TASK TO COMPLETE: From the records below, transcribe only the lines running from the one with "Write a Python" through the one with "colors = [PINK". Keep both of those end lines.

EXCERPTED DATA:
───
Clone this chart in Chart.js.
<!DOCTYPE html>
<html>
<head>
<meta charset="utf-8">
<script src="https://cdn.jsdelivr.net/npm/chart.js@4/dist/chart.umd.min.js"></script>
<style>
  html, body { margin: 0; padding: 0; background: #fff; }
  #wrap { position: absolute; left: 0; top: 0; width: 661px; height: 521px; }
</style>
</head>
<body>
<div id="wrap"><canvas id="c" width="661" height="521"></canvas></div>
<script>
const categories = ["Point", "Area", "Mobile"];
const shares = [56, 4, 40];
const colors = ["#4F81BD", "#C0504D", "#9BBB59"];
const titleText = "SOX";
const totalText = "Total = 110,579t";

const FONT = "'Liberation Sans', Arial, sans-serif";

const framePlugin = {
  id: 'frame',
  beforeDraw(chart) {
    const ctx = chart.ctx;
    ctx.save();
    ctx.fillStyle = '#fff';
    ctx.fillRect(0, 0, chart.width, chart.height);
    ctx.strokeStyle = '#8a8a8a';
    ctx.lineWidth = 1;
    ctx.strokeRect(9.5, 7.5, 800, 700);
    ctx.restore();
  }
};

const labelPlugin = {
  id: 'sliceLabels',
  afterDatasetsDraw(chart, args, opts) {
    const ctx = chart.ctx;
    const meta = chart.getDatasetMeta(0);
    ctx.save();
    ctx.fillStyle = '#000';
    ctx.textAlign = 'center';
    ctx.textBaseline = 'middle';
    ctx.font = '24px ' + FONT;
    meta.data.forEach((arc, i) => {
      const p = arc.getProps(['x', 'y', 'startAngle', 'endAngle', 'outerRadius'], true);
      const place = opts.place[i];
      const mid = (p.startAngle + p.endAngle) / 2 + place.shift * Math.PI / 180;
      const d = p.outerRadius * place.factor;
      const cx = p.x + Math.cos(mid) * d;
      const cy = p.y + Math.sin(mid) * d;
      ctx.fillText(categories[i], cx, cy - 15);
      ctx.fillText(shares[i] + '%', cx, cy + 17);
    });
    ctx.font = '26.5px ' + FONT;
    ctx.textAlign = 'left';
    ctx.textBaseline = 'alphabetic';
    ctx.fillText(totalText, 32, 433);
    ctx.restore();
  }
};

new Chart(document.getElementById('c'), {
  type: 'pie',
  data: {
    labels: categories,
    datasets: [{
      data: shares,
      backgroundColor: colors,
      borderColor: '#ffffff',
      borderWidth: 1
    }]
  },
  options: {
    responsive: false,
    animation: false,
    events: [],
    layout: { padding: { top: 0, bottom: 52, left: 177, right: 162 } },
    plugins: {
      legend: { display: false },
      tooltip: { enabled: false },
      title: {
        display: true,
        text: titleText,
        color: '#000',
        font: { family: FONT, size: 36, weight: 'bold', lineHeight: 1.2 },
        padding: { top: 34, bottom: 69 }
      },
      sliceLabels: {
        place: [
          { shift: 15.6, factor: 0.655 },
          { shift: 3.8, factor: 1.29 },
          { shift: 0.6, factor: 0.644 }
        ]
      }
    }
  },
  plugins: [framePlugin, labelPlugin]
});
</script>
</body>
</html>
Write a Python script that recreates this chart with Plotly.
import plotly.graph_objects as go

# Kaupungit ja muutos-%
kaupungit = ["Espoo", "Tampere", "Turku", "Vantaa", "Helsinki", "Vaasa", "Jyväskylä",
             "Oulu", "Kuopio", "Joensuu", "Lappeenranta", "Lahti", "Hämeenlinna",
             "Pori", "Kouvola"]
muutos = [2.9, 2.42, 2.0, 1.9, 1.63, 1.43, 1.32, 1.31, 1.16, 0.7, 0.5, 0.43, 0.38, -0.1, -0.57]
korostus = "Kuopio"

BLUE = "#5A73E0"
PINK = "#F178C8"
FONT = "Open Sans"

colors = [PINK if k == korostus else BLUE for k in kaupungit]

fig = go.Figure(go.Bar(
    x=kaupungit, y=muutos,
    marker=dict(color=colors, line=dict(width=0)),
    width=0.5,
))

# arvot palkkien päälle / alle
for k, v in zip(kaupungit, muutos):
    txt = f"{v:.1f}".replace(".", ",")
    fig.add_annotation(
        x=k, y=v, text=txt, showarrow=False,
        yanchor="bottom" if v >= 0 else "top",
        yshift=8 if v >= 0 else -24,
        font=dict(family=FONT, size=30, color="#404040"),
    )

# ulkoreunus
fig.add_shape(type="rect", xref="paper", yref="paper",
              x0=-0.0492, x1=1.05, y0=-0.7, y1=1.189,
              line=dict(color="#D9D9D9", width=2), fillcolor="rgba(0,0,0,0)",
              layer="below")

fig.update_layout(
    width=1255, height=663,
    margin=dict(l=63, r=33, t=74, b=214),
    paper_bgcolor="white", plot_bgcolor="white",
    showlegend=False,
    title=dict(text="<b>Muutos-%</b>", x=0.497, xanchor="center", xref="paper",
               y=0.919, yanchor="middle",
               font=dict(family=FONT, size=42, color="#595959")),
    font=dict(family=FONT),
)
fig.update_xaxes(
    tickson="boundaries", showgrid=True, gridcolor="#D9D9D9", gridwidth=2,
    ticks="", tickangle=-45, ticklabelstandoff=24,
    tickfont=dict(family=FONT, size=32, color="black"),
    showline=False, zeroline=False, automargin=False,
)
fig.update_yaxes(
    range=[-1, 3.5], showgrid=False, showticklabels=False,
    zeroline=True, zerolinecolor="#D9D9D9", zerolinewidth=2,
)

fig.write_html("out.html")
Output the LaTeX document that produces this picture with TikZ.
───
RESPONSE TO THE TASK:
Write a Python script that recreates this chart with Plotly.
import plotly.graph_objects as go

# Kaupungit ja muutos-%
kaupungit = ["Espoo", "Tampere", "Turku", "Vantaa", "Helsinki", "Vaasa", "Jyväskylä",
             "Oulu", "Kuopio", "Joensuu", "Lappeenranta", "Lahti", "Hämeenlinna",
             "Pori", "Kouvola"]
muutos = [2.9, 2.42, 2.0, 1.9, 1.63, 1.43, 1.32, 1.31, 1.16, 0.7, 0.5, 0.43, 0.38, -0.1, -0.57]
korostus = "Kuopio"

BLUE = "#5A73E0"
PINK = "#F178C8"
FONT = "Open Sans"

colors = [PINK if k == korostus else BLUE for k in kaupungit]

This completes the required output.